Der orthodoxe Kirchenführer sieht drei Bedingungen, die erfüllt werden müssten, um für Syrien und seine Bewohner eine Perspektive zu eröffnen. Feuerpause, humanitäre Hilfe und Verhandlungen. Feuerpause und humanitäre Hilfe seien die Voraussetzung für Verhandlungen zwischen den rivalisierenden Gruppen. Zur Opposition sagte der Metropolit, in der neu gebildeten Koalition fänden sich auch einige Christen: „Das ist gut so.“ Wenn es dieser Koalition gelingen sollte, Stabilität zu schaffen, wäre das gut für die Zukunft Syriens.

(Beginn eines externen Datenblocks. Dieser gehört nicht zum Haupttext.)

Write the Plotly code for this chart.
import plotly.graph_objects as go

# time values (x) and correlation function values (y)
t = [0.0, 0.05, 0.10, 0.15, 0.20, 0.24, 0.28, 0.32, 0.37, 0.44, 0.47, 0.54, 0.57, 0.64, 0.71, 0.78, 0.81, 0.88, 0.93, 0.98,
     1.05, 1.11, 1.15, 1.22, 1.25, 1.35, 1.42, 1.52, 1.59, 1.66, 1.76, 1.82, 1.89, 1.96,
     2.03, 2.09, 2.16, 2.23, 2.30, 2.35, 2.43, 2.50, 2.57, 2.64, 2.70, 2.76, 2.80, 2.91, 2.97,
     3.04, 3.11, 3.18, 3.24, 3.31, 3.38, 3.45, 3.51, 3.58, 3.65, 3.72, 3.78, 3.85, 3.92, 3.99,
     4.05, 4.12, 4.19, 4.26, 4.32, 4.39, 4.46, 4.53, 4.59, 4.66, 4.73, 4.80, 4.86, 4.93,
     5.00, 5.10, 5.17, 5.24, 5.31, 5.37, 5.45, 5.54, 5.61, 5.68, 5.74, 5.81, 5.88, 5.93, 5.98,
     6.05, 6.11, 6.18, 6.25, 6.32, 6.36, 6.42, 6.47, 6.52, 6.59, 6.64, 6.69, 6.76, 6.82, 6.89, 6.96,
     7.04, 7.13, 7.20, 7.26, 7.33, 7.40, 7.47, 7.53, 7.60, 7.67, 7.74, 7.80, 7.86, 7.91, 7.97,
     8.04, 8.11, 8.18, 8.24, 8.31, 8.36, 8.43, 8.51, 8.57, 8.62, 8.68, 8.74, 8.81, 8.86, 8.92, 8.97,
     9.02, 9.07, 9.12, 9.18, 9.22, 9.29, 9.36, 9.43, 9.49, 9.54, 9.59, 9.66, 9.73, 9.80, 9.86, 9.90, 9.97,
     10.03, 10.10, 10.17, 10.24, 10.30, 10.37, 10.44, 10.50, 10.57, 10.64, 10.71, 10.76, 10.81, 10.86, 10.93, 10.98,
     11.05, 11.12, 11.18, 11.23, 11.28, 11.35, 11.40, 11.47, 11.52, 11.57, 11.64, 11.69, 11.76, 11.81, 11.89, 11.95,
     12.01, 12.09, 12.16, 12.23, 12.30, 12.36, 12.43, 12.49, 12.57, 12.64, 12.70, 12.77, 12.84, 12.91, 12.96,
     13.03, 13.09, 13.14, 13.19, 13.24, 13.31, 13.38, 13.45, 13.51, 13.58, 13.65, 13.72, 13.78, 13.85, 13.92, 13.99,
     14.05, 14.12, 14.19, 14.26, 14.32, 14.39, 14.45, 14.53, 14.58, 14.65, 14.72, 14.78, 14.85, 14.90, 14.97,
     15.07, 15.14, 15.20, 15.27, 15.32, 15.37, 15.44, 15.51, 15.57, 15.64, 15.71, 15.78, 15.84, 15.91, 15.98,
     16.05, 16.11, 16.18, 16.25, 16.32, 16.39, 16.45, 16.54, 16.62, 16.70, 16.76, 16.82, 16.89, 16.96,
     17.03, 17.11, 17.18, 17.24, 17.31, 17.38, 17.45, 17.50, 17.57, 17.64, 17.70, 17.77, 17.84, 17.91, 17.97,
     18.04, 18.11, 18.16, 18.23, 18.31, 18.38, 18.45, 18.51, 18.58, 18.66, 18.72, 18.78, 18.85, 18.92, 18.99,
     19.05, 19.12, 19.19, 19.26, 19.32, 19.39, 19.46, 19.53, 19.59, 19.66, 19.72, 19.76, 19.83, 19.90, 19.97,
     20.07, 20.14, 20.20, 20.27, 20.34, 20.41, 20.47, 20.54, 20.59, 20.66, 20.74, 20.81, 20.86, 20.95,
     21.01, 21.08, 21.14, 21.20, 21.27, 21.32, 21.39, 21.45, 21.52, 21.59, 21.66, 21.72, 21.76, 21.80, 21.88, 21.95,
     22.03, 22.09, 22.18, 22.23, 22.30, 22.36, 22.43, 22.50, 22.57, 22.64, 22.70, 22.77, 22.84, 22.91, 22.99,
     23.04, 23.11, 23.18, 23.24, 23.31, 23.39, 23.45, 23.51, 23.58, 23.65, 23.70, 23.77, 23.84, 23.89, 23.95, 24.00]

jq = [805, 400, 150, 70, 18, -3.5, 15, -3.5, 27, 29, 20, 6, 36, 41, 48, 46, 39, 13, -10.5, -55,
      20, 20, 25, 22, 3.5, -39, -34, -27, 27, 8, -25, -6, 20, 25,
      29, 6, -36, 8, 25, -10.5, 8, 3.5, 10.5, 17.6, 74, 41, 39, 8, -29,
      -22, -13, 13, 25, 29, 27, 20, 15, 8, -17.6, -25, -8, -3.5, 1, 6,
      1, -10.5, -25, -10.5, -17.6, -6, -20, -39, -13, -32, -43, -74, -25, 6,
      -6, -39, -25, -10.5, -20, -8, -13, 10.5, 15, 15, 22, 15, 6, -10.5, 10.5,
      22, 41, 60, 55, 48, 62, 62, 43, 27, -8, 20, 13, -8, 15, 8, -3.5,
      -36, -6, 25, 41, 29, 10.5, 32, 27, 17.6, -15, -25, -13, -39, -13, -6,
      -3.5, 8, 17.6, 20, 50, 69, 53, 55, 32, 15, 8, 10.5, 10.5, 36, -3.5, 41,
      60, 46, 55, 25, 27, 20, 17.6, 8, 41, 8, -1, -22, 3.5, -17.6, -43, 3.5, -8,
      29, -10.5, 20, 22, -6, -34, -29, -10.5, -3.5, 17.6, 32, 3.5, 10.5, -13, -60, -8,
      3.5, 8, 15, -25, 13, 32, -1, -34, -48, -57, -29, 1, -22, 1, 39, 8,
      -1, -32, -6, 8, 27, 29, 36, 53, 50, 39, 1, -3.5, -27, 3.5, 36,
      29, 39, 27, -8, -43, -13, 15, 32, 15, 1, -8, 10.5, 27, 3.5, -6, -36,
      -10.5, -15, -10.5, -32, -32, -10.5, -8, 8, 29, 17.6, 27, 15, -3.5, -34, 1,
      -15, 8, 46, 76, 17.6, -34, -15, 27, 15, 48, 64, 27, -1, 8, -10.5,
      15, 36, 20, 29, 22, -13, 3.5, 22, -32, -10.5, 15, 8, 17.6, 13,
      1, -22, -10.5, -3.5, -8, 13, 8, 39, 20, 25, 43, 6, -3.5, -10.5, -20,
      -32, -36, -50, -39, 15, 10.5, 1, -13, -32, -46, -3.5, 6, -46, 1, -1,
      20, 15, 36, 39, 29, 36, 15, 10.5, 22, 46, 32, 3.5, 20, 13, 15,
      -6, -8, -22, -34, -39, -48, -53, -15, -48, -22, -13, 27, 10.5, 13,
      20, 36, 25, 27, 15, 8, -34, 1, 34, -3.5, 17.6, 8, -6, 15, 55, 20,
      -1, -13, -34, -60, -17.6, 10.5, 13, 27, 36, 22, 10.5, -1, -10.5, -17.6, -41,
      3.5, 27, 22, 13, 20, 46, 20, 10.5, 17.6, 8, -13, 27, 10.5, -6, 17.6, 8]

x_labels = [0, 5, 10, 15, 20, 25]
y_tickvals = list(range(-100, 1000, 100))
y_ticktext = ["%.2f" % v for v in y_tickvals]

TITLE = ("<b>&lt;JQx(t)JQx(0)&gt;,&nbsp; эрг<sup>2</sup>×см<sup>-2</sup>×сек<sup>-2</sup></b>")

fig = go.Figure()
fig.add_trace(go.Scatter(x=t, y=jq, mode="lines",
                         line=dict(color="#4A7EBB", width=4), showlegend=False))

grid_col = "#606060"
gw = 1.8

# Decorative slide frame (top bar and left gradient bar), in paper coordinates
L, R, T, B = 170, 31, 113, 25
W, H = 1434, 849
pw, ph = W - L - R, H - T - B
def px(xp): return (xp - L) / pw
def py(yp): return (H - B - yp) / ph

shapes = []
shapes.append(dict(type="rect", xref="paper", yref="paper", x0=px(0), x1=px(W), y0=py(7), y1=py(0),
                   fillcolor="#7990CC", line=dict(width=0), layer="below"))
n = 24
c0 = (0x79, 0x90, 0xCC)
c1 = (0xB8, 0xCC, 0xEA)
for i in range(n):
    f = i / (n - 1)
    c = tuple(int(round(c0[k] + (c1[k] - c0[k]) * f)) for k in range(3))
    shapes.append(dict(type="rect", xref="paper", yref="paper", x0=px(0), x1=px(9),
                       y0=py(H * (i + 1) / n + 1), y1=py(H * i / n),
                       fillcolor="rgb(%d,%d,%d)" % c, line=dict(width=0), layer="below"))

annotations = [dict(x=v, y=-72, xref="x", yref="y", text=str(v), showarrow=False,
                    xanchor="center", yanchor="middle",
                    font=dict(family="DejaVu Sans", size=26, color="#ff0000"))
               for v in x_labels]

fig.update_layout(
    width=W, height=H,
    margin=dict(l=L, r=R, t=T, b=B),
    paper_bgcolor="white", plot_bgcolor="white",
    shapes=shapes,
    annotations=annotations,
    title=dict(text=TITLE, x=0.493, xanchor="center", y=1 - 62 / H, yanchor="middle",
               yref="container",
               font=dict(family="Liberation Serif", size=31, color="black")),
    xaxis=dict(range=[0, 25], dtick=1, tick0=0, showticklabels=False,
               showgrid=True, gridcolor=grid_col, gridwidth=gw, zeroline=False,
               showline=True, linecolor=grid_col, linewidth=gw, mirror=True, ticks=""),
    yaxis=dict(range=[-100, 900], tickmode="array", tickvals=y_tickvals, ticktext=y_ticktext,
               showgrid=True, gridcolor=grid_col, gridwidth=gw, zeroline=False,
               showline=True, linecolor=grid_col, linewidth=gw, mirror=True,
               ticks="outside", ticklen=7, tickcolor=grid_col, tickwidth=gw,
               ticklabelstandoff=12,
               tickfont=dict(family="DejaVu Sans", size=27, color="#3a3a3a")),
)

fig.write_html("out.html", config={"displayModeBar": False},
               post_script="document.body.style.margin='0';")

Die Zahl der ausländischen, vor allem islamistischen Kämpfer, von denen man meist nicht wisse, ob sie ins Land geholt wurden oder auf eigene Faust in den Kämpfen mitmischen, lasse sich nicht beziffern, sagte der Erzbischof. Sie kommen aus Afghanistan, aus Libyen, aus dem Irak und aus der Türkei. Christen würden bedroht und beleidigt. Etlichen der Kämpfer soll vor ihrem Syrien-Einsatz auch gesagt worden sein, sie würden nach Palästina geschickt um dort gegen die Juden zu kämpfen.

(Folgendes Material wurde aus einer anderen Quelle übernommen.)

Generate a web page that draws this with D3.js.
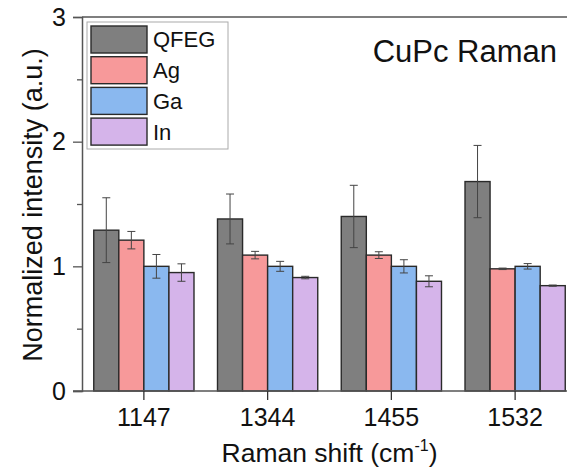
<!DOCTYPE html>
<html>
<head>
<meta charset="utf-8">
<script src="https://cdn.jsdelivr.net/npm/d3@7"></script>
<style>
  body { margin: 0; background: #fff; }
  svg { display: block; font-family: "Liberation Sans", Arial, sans-serif; }
</style>
</head>
<body>
<div id="chart"></div>
<script>
// Raman peak categories and series
const PEAKS = ["1147", "1344", "1455", "1532"];
const SERIES = ["QFEG", "Ag", "Ga", "In"];
const COLORS = ["#7f7f7f", "#f7999a", "#8ab8ef", "#d5b4ea"];

// normalized intensity
const QFEG = [1.29, 1.38, 1.40, 1.68];
const AG   = [1.21, 1.09, 1.09, 0.98];
const GA   = [1.00, 1.00, 1.00, 1.00];
const IN   = [0.95, 0.91, 0.88, 0.845];

// error bar half heights
const QFEG_ERR = [0.26, 0.20, 0.25, 0.29];
const AG_ERR   = [0.07, 0.03, 0.027, 0.006];
const GA_ERR   = [0.095, 0.04, 0.053, 0.022];
const IN_ERR   = [0.07, 0.01, 0.044, 0.005];

const Y_TICKS = [0, 1, 2, 3];

const values = [QFEG, AG, GA, IN];
const errors = [QFEG_ERR, AG_ERR, GA_ERR, IN_ERR];
const rows = [];
PEAKS.forEach((p, i) => SERIES.forEach((s, j) => rows.push({ peak: p, series: s, value: values[j][i], err: errors[j][i], color: COLORS[j] })));

const m = { l: 82, t: 17, r: 0, b: 79 };
const W = 495, H = 374;

const svg = d3.select("#chart").append("svg").attr("width", 567).attr("height", 470);
const g = svg.append("g").attr("transform", `translate(${m.l},${m.t})`);

const x = d3.scaleBand().domain(PEAKS).range([0, W]).paddingInner(0.19).paddingOuter(0.095);
const xs = d3.scaleBand().domain(SERIES).range([0, x.bandwidth()]);
const y = d3.scaleLinear().domain([0, 3]).range([H, 0]);

const axisCol = "#555";

// bars
g.selectAll("rect.bar").data(rows).enter().append("rect").attr("class", "bar")
  .attr("x", d => x(d.peak) + xs(d.series)).attr("y", d => y(d.value))
  .attr("width", xs.bandwidth()).attr("height", d => H - y(d.value))
  .attr("fill", d => d.color).attr("stroke", "#2a2a2a").attr("stroke-width", 1.4);

// error bars
const eb = g.selectAll("g.err").data(rows).enter().append("g").attr("class", "err")
  .attr("transform", d => `translate(${x(d.peak) + xs(d.series) + xs.bandwidth() / 2},0)`)
  .attr("stroke", "#444").attr("stroke-width", 1);
eb.append("line").attr("y1", d => y(d.value + d.err)).attr("y2", d => y(d.value - d.err));
eb.append("line").attr("x1", -4).attr("x2", 4).attr("y1", d => y(d.value + d.err)).attr("y2", d => y(d.value + d.err));
eb.append("line").attr("x1", -4).attr("x2", 4).attr("y1", d => y(d.value - d.err)).attr("y2", d => y(d.value - d.err));

// minor y ticks
g.append("g").call(d3.axisLeft(y).tickValues([0.5, 1.5, 2.5]).tickSize(5).tickFormat(""))
  .call(ax => { ax.select(".domain").remove(); ax.selectAll("line").attr("stroke", axisCol).attr("stroke-width", 1.3); });

// y axis
g.append("g").call(d3.axisLeft(y).tickValues(Y_TICKS).tickSize(9).tickPadding(7).tickFormat(d3.format("d")))
  .call(ax => {
    ax.select(".domain").attr("stroke", axisCol).attr("stroke-width", 1.5);
    ax.selectAll("line").attr("stroke", axisCol).attr("stroke-width", 1.3);
    ax.selectAll("text").style("font-size", "25px").style("fill", "#111");
  });

// x axis
g.append("g").attr("transform", `translate(0,${H})`)
  .call(d3.axisBottom(x).tickSize(9).tickPadding(8))
  .call(ax => {
    ax.select(".domain").attr("stroke", axisCol).attr("stroke-width", 1.5).attr("d", `M-9,0H${W}`);
    ax.selectAll("line").attr("stroke", "#333").attr("stroke-width", 1.3);
    ax.selectAll("text").style("font-size", "25px").style("fill", "#111");
  });

// top frame line
g.append("line").attr("x1", 0).attr("x2", W).attr("y1", 0).attr("y2", 0)
  .attr("stroke", axisCol).attr("stroke-width", 1.5);

// axis titles
g.append("text").attr("transform", "rotate(-90)").attr("x", -(205 - m.t)).attr("y", -40)
  .attr("text-anchor", "middle").style("font-size", "27px").style("fill", "#111")
  .text("Normalized intensity (a.u.)");

const xl = g.append("text").attr("x", W / 2).attr("y", H + 71)
  .attr("text-anchor", "middle").style("font-size", "26.5px").style("fill", "#111");
xl.append("tspan").text("Raman shift (cm");
xl.append("tspan").attr("dy", -11).style("font-size", "16px").text("-1");
xl.append("tspan").attr("dy", 11).text(")");

// title
g.append("text").attr("x", 557 - m.l).attr("y", 62 - m.t).attr("text-anchor", "end")
  .style("font-size", "31px").style("fill", "#111").text("CuPc Raman");

// legend
const lg = g.append("g").attr("transform", "translate(5,5)");
lg.append("rect").attr("width", 141).attr("height", 127).attr("fill", "#fff")
  .attr("stroke", "#aaa").attr("stroke-width", 1);
SERIES.forEach((s, i) => {
  const row = lg.append("g").attr("transform", `translate(4,${4 + i * 30.7})`);
  row.append("rect").attr("width", 56).attr("height", 27)
    .attr("fill", COLORS[i]).attr("stroke", "#2a2a2a").attr("stroke-width", 1.4);
  row.append("text").attr("x", 62).attr("y", 13.5).attr("dy", "0.36em")
    .style("font-size", "22px").style("fill", "#111").text(s);
});
</script>
</body>
</html>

Aussiedlung der Christen keine Option

Für das künftige Syrien wünscht sich der orthodoxe Kirchenführer eine Verfassung, die die ethnischen und religiösen Gruppen schützt: „Niemand beschützt die Christen.“ Drei Priester seien bereits getötet worden. Ein Zusammenbrechen Syriens würde nicht lebensfähige Gebilde schaffen. Mar Gregorios schätzt die Zahl der syrischen Binnenflüchtlinge generell auf circa zwei Millionen, rund 400.000 seien ins Ausland geflüchtet. Die Fluchtwege der Christen führten meist in die Türkei, nach Jordanien und in den Libanon. Viele Menschen stünden vor einem Winter ohne Unterkunft, Wasser und Nahrung.

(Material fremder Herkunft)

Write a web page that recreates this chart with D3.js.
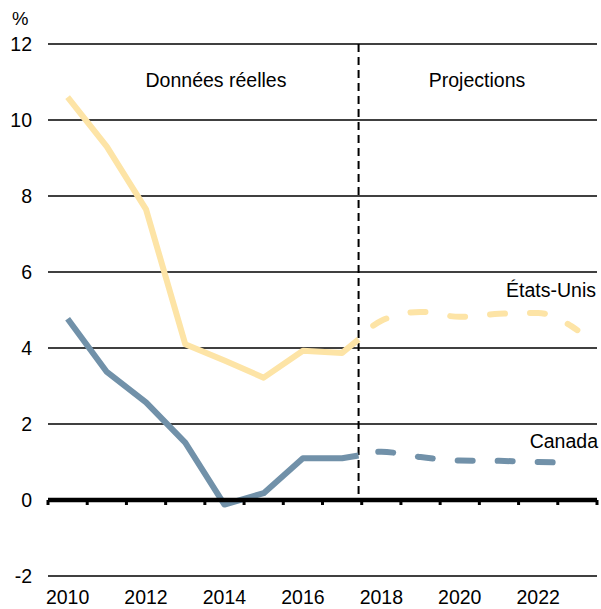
<!DOCTYPE html>
<html>
<head>
<meta charset="utf-8">
<script src="https://cdn.jsdelivr.net/npm/d3@7"></script>
<style>
  body { margin: 0; background: #fff; }
  text { font-family: "Liberation Sans", Arial, sans-serif; fill: #000; }
</style>
</head>
<body>
<svg id="chart" width="601" height="609"></svg>
<script>
// données
const years = d3.range(2010, 2024);
const actualYears = [2010, 2011, 2012, 2013, 2014, 2015, 2016, 2017];
const projYears = [2018, 2019, 2020, 2021, 2022, 2023];
const usActual = [10.6, 9.3, 7.65, 4.1, 3.67, 3.22, 3.93, 3.87];
const usProj = [4.72, 4.95, 4.82, 4.9, 4.92, 4.47];
const caActual = [4.77, 3.37, 2.57, 1.51, -0.12, 0.18, 1.1, 1.1];
const caProj = [1.27, 1.13, 1.04, 1.03, 1.0, 0.98];
const yTicks = [-2, 0, 2, 4, 6, 8, 10, 12];
const yearLabels = [2010, 2012, 2014, 2016, 2018, 2020, 2022];
const splitYear = 2017.42; // ligne verticale entre réel et projections

const svg = d3.select('#chart');

// Échelles
const x = d3.scaleLinear().domain([2009.5, 2023.5]).range([48, 597]);
const y = d3.scaleLinear().domain([-2, 12]).range([576, 44]);

// Grille
svg.append('g')
  .selectAll('line')
  .data(yTicks.filter(d => d !== 0))
  .enter().append('line')
  .attr('x1', x(2009.5)).attr('x2', x(2023.5))
  .attr('y1', d => y(d)).attr('y2', d => y(d))
  .attr('stroke', '#000')
  .attr('stroke-width', 1.5);

// Libellés de l'axe y
svg.append('g')
  .selectAll('text')
  .data(yTicks)
  .enter().append('text')
  .attr('x', 32)
  .attr('y', d => y(d))
  .attr('dy', '0.36em')
  .attr('text-anchor', 'end')
  .style('font-size', '19.5px')
  .text(d => d);

svg.append('text')
  .attr('x', 12).attr('y', 25)
  .style('font-size', '18.5px')
  .text('%');

// Libellés des années
svg.append('g')
  .selectAll('text')
  .data(yearLabels)
  .enter().append('text')
  .attr('x', d => x(d))
  .attr('y', 604)
  .attr('text-anchor', 'middle')
  .style('font-size', '19.5px')
  .text(d => d);

// Ligne verticale pointillée
svg.append('line')
  .attr('x1', x(splitYear)).attr('x2', x(splitYear))
  .attr('y1', y(12)).attr('y2', y(0))
  .attr('stroke', '#000')
  .attr('stroke-width', 2)
  .attr('stroke-dasharray', '8,5');

// Séries
function interp(a, b) {
  return a + (b - a) * (splitYear - 2017);
}

const series = [
  { actual: usActual, proj: usProj, color: '#fde4a6' },
  { actual: caActual, proj: caProj, color: '#7191a9' }
];

const lineSolid = d3.line()
  .x(d => x(d[0]))
  .y(d => y(d[1]));

const lineDash = d3.line()
  .x(d => x(d[0]))
  .y(d => y(d[1]))
  .curve(d3.curveMonotoneX);

series.forEach(s => {
  const split = interp(s.actual[s.actual.length - 1], s.proj[0]);
  const solidPts = actualYears.map((yr, i) => [yr, s.actual[i]]);
  solidPts.push([splitYear, split]);
  const dashPts = [[splitYear, split]].concat(projYears.map((yr, i) => [yr, s.proj[i]]));

  svg.append('path')
    .attr('d', lineSolid(solidPts))
    .attr('fill', 'none')
    .attr('stroke', s.color)
    .attr('stroke-width', 6)
    .attr('stroke-linejoin', 'round');

  svg.append('path')
    .attr('d', lineDash(dashPts))
    .attr('fill', 'none')
    .attr('stroke', s.color)
    .attr('stroke-width', 6)
    .attr('stroke-linecap', 'round')
    .attr('stroke-dasharray', '15,25')
    .attr('stroke-dashoffset', -20);
});

// Ligne zéro avec graduations
svg.append('line')
  .attr('x1', x(2009.5)).attr('x2', x(2023.5))
  .attr('y1', y(0)).attr('y2', y(0))
  .attr('stroke', '#000')
  .attr('stroke-width', 4.5);

svg.append('g')
  .selectAll('line')
  .data(years.concat([2024]))
  .enter().append('line')
  .attr('x1', d => x(d - 0.5)).attr('x2', d => x(d - 0.5))
  .attr('y1', y(0)).attr('y2', y(0) + 5)
  .attr('stroke', '#000')
  .attr('stroke-width', 3);

// Annotations
svg.append('text')
  .attr('x', 216).attr('y', 87)
  .attr('text-anchor', 'middle')
  .style('font-size', '19.5px')
  .text('Données réelles');

svg.append('text')
  .attr('x', 477).attr('y', 87)
  .attr('text-anchor', 'middle')
  .style('font-size', '19.5px')
  .text('Projections');

svg.append('text')
  .attr('x', 596).attr('y', 297)
  .attr('text-anchor', 'end')
  .style('font-size', '19.5px')
  .text('États-Unis');

svg.append('text')
  .attr('x', 598).attr('y', 448)
  .attr('text-anchor', 'end')
  .style('font-size', '19.5px')
  .text('Canada');
</script>
</body>
</html>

Gregorios ist aber auch gegen eine Aussiedlung der Christen. Er habe in den USA und in Deutschland Gespräche geführt, und er „rieche das irakische Szenario“ (mit gezielter Aussiedlung aller Christen, geplant von USA und Briten). „Wir als Kirchenführer ermutigen den Exodus nicht. Wir fühlen uns als wesentlicher Bestandteil Syriens.“ Auch er habe Angst, doch: „Ich muss bei meiner Herde bleiben.“

Syrien nicht mit Ägypten und Libyen vergleichbar

Den beiden alewitischen Präsidenten aus der Assad-Familie stellt Mar Gregorios ein gutes Zeugnis aus. Syrien sei „ein Modell für Koexistenz“ gewesen, die Christen konnten Kirchen und Schulen bauen. Ab März 2011 änderte sich das dramatisch. Der Fall Syrien sei aber nicht mit Ägypten oder Libyen vergleichbar. Die Haltung der Türkei hingegen kritisierte der Bischof. „Bis 2011 war die Türkei unser Bruder.“ Er war mit dem türkischen Premier Recep Tayyip Erdogan im Vorjahr zusammengetroffen, zu Syrien habe dieser „kein Wort“ gesagt. Die Türkei hätte eine Vermittlerrolle übernehmen können, habe aber im Gegenteil eine negative Rolle gespielt, so der Bischof sinngemäß.

Was er sich von Österreich erwarte? Ja, Österreich wäre als neutrales Land und als Land, das den Dialog zwischen den Religionen pflege, für eine Art Vermittlerrolle geeignet, sagte der Metropolit. „Wir brauchen für Syrien einen Oslo-Prozess“ (wie für Nahost-Israel-Palästina, Anm.). Staatssekretär Reinhold Lopatka (ÖVP) hatte bei einer Unterredung mit Mar Gregorios am Vortag eine Erhöhung der humanitären Hilfe für Syrien angekündigt und zugleich die Bildung der syrischen Oppositionskoalition in Katar begrüßt.